The Canadian Association of Chiefs of Police is imploring the government to decriminalise possession of small amounts of illicit drugs for personal consumption.
Governments have been battling this war for years and according to these police chiefs, the decriminalisation approach may prove beneficial.
Canada’s joint Association of Chiefs of Police wants federal lawmakers to decriminalise possession of small amounts of illegal drugs that are being used for personal consumption.
The decriminalisation of drugs has been a hot societal debate over the last few decades. Portugal has completely decriminalised them, Ecuador has legalised small possession, Uruguay has legalised marijuana and sells it for a dollar per gram, and other countries have recently introduced harm reduction drug initiatives such as supervised injection sites.
The reasons these countries have made these changes is because some governments are becoming increasingly aware that individuals who use drugs for personal use should not be punished by the justice system, but rather should be treated by the health care system.

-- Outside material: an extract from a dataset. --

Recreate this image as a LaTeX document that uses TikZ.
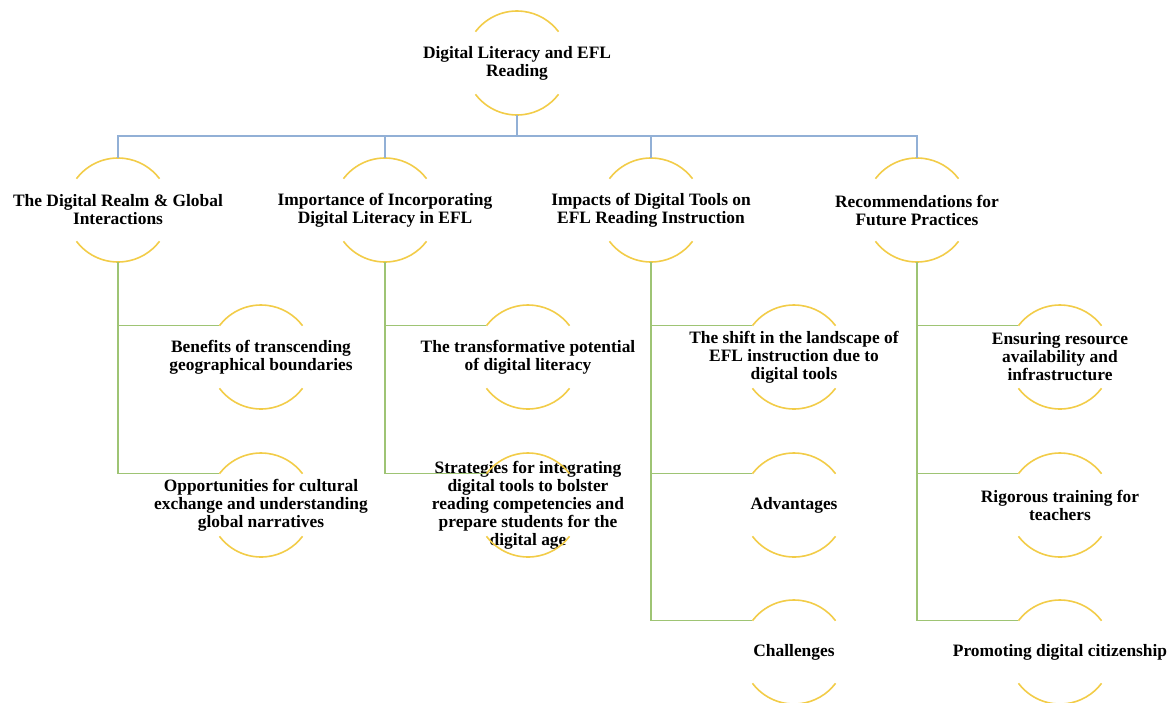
\documentclass[tikz,border=0pt]{standalone}
\usepackage{fontspec}
\setmainfont{Liberation Serif}
\usetikzlibrary{calc}

\definecolor{ringyellow}{RGB}{242,204,72}
\definecolor{trunkblue}{RGB}{146,176,214}
\definecolor{branchgreen}{RGB}{158,196,116}

\begin{document}
\begin{tikzpicture}[
    x=1pt, y=1pt,
    hub/.style={circle, minimum size=104pt, inner sep=0pt, outer sep=0pt},
    lbl/.style={font=\fontsize{17.4}{18}\selectfont\bfseries, align=center,
                text=black, inner sep=0pt},
    ring/.style={draw=ringyellow, line width=1.6pt},
    trunk/.style={draw=trunkblue, line width=1.2pt},
    branch/.style={draw=branchgreen, line width=1.2pt},
]
\useasboundingbox (0,0) rectangle (1172,-702);

% ===================== ROOT =====================
\node[hub, label={[lbl]center:{Digital Literacy and EFL\\Reading}}] (root) at (517,-63) {};

% ===================== FIRST LEVEL =====================
\node[hub, label={[lbl]center:{The Digital Realm \& Global\\Interactions}}] (A) at (118,-210) {};
\node[hub, label={[lbl]center:{Importance of Incorporating\\Digital Literacy in EFL}}] (B) at (385,-210) {};
\node[hub, label={[lbl]center:{Impacts of Digital Tools on\\EFL Reading Instruction}}] (C) at (651,-210) {};
\node[hub, label={[lbl]center:{Recommendations for\\Future Practices}}] (D) at (917,-210) {};

% ===================== SECOND LEVEL =====================
\node[hub, label={[lbl]center:{Benefits of transcending\\geographical boundaries}}] (A1) at ($(A)+(143,-147)$) {};
\node[hub, label={[lbl]center:{Opportunities for cultural\\exchange and understanding\\global narratives}}] (A2) at ($(A)+(143,-295)$) {};

\node[hub, label={[lbl]center:{The transformative potential\\of digital literacy}}] (B1) at ($(B)+(143,-147)$) {};
\node[hub, label={[lbl]center:{Strategies for integrating\\digital tools to bolster\\reading competencies and\\prepare students for the\\digital age}}] (B2) at ($(B)+(143,-295)$) {};

\node[hub, label={[lbl]center:{The shift in the landscape of\\EFL instruction due to\\digital tools}}] (C1) at ($(C)+(143,-147)$) {};
\node[hub, label={[lbl]center:{Advantages}}] (C2) at ($(C)+(143,-295)$) {};
\node[hub, label={[lbl]center:{Challenges}}] (C3) at ($(C)+(143,-442)$) {};

\node[hub, label={[lbl]center:{Ensuring resource\\availability and\\infrastructure}}] (D1) at ($(D)+(143,-147)$) {};
\node[hub, label={[lbl]center:{Rigorous training for\\teachers}}] (D2) at ($(D)+(143,-295)$) {};
\node[hub, label={[lbl]center:{Promoting digital citizenship}}] (D3) at ($(D)+(143,-442)$) {};

% Open rings: an upper and a lower arc round every topic
\foreach \n in {root, A, B, C, D, A1, A2, B1, B2, C1, C2, C3, D1, D2, D3} {
    \draw[ring] (\n.143) arc[start angle=143, end angle=37, radius=52pt];
    \draw[ring] (\n.217) arc[start angle=217, end angle=323, radius=52pt];
}

% ===================== CONNECTORS =====================
\coordinate (bus) at ($(root.south)+(0,-21)$);
\foreach \c in {A, B, C, D} {
    \draw[trunk] (root.south) -- (bus) -| (\c.north);
}

\foreach \p/\k in {A/A1, A/A2, B/B1, B/B2, C/C1, C/C2, C/C3, D/D1, D/D2, D/D3} {
    \draw[branch] (\p.south) |- (\k.143);
}

\end{tikzpicture}
\end{document}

It’s important that we start to rethink how police and governments approach the individual use of illicit drugs. Often, the justice system isn’t minimising drug use by punishing it. Individuals need the appropriate help to battle their addictions, so a holistic approach that involves health care, rehabilitation and community service may be the best answer.
More and more research has revealed that arresting individuals for simple possession of illicit drugs has been proven to be ineffective. Perhaps, by decriminalising possession of small amounts of illicit drugs for personal use, police can have an increased focus on arresting drug traffickers and those who illegally produce it instead.
Canada’s response to the Chief of Police’s call could be a landmark move that may change the future of drug decriminalisation everywhere.